Human level goals are moderately complicated in terms of human level concepts. In the outcome pump, “get my mother out of the building” is a human level concept. I agree that you could probably get useful and safeish behavior from such a device given a few philosopher years. Much of the problem is that concepts like “mother” and “building” are really difficult to specify in terms of quantum operators on quark positions or whatever. The more you break human concepts down, the more edge cases you find. Getting a system that would explode the building is most of the job.
The examples of obviously stupid utility functions having obviously bad results are toy problems, when we have a better understanding of symbol grounding, we will know how much the problems keep reappearing. Manually specifying a utility function Might be feasible.
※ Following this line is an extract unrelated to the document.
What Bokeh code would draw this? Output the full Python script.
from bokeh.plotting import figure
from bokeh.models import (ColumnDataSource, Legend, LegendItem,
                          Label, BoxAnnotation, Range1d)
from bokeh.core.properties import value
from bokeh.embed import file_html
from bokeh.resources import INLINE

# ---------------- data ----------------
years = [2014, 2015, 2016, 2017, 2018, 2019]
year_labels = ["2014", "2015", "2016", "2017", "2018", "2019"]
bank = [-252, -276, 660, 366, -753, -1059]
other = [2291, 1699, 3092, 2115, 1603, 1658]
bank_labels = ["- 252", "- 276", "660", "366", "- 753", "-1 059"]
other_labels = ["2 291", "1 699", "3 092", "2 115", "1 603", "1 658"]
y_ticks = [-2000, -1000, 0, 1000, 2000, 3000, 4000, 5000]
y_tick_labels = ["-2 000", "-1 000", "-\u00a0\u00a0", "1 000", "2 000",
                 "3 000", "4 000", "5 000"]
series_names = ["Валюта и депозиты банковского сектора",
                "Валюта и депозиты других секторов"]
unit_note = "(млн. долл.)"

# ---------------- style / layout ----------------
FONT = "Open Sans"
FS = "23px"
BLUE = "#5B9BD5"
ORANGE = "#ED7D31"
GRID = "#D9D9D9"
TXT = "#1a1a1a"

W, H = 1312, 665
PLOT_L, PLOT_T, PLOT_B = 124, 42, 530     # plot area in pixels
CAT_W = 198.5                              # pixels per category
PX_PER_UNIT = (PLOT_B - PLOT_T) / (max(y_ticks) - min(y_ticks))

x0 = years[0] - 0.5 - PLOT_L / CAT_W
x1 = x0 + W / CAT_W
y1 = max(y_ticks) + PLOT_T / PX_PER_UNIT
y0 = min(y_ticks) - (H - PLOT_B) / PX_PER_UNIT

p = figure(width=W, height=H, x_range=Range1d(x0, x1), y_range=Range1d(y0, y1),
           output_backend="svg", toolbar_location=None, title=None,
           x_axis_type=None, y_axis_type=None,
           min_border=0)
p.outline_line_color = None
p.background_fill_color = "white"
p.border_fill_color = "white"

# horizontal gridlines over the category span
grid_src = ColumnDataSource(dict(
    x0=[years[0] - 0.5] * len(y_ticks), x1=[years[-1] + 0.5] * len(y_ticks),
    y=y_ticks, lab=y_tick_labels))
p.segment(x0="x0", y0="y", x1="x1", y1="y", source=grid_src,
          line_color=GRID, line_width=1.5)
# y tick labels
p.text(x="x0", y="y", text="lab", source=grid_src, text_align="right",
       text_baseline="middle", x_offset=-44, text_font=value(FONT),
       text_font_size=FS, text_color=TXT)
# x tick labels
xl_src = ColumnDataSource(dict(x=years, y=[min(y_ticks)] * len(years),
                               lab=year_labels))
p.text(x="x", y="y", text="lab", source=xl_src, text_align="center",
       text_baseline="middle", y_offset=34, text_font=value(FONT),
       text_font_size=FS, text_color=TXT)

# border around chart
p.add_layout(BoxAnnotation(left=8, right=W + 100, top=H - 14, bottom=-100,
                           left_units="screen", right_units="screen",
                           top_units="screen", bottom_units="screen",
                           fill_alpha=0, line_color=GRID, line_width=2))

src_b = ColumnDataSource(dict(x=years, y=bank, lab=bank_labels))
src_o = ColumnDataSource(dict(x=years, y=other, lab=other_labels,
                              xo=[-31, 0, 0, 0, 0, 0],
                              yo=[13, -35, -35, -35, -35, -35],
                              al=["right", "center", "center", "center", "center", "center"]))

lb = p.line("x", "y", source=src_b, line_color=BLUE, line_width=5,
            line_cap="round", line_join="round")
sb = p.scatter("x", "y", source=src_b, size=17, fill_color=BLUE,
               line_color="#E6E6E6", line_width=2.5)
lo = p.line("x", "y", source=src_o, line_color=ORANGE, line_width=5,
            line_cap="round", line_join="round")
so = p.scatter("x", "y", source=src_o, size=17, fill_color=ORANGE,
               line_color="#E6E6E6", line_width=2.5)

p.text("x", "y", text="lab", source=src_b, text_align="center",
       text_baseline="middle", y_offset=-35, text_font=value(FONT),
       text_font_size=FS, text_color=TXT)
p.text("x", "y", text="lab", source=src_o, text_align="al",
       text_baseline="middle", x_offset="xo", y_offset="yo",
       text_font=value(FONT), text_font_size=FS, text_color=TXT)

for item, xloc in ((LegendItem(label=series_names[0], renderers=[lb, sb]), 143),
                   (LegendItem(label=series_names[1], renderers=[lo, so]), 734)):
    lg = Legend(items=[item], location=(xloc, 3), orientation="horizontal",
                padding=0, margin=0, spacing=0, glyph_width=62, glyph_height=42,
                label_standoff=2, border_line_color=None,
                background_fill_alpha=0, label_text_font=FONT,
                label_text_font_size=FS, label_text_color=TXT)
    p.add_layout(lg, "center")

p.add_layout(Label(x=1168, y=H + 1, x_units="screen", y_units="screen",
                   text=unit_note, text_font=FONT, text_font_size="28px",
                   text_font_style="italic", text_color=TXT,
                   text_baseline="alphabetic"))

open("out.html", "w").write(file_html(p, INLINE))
Presumably, many actors will be investing a lot of resources into building the most capable and competitive ML models in many domains (e.g. models for predicting stock prices). It seems to me that the purpose of the field of AI alignment is to make it easier for actors to build such models in a way that is both safe and competitive. AI alignment seems hard to me because using arbitrarily-scaled-up versions of contemporary ML methods—in a safe and competitive way—seems hard.